- _RECORDS SHOWN_:

>> BEGIN

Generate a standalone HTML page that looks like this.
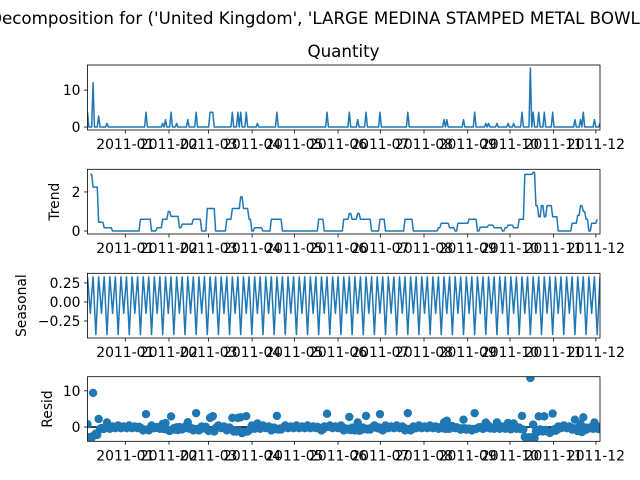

>> END
>> BEGIN

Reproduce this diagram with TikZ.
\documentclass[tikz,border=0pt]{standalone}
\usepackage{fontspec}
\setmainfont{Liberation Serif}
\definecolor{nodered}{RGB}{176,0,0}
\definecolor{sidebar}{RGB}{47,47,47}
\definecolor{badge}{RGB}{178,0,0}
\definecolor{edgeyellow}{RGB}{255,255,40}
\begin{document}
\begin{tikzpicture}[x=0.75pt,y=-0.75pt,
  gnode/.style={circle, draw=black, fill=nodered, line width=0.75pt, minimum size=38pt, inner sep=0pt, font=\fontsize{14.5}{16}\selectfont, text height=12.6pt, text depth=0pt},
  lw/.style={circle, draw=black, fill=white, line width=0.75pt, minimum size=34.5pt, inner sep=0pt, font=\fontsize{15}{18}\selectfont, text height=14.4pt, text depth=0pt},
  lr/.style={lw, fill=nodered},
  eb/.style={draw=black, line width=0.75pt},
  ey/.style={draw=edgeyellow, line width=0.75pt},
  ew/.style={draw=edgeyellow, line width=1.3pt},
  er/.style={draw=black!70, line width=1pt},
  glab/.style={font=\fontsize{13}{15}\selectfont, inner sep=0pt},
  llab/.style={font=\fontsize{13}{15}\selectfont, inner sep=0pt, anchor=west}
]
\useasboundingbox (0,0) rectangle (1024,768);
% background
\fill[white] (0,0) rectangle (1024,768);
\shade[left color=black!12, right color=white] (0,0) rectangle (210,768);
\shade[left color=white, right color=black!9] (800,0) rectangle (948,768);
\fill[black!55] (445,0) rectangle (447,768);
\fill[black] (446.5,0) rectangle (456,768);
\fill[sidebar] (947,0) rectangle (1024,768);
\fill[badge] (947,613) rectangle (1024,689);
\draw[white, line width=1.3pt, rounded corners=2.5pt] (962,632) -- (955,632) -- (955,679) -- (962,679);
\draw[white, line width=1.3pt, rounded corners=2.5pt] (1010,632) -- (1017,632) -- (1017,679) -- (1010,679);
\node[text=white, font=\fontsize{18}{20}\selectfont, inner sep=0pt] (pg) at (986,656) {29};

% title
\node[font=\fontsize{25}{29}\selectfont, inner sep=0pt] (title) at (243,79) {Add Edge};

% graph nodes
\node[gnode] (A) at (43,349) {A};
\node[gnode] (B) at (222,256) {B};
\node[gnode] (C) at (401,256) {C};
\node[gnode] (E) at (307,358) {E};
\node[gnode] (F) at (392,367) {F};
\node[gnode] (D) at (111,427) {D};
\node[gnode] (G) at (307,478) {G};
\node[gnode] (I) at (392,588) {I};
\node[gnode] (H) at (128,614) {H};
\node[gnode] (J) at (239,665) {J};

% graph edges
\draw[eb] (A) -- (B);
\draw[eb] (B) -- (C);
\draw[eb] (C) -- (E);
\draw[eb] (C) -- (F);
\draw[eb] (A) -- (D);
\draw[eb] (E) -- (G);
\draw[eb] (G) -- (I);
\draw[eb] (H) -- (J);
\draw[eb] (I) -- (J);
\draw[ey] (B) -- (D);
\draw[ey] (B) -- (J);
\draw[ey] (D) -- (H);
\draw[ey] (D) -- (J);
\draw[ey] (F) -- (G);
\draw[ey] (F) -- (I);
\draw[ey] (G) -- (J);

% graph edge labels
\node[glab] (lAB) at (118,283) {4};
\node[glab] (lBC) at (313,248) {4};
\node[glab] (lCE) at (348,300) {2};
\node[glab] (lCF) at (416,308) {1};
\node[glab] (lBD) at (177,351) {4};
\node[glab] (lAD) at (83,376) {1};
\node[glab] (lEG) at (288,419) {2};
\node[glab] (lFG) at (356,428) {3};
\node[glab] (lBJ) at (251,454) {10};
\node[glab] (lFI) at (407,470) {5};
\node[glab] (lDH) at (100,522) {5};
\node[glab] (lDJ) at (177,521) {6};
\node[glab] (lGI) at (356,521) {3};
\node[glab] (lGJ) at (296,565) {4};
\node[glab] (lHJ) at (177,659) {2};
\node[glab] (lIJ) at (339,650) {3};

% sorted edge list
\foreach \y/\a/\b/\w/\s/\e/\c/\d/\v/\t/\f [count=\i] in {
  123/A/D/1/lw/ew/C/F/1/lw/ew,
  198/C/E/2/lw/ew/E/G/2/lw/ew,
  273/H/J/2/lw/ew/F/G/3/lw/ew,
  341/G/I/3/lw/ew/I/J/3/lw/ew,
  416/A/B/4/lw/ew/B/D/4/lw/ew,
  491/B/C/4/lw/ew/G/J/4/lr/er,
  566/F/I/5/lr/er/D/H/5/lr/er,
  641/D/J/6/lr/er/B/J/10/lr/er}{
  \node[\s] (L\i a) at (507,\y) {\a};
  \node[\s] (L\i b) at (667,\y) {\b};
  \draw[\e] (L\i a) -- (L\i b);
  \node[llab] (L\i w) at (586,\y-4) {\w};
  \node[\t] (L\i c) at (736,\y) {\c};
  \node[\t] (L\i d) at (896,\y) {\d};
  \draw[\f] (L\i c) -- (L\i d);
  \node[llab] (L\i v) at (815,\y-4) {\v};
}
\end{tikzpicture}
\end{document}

>> END

- _WHAT THE EXERCISE ASKS_: Leave out every line without the string "standalone" and copy the rest.

- _THE ANSWER_:
Generate a standalone HTML page that looks like this.
\documentclass[tikz,border=0pt]{standalone}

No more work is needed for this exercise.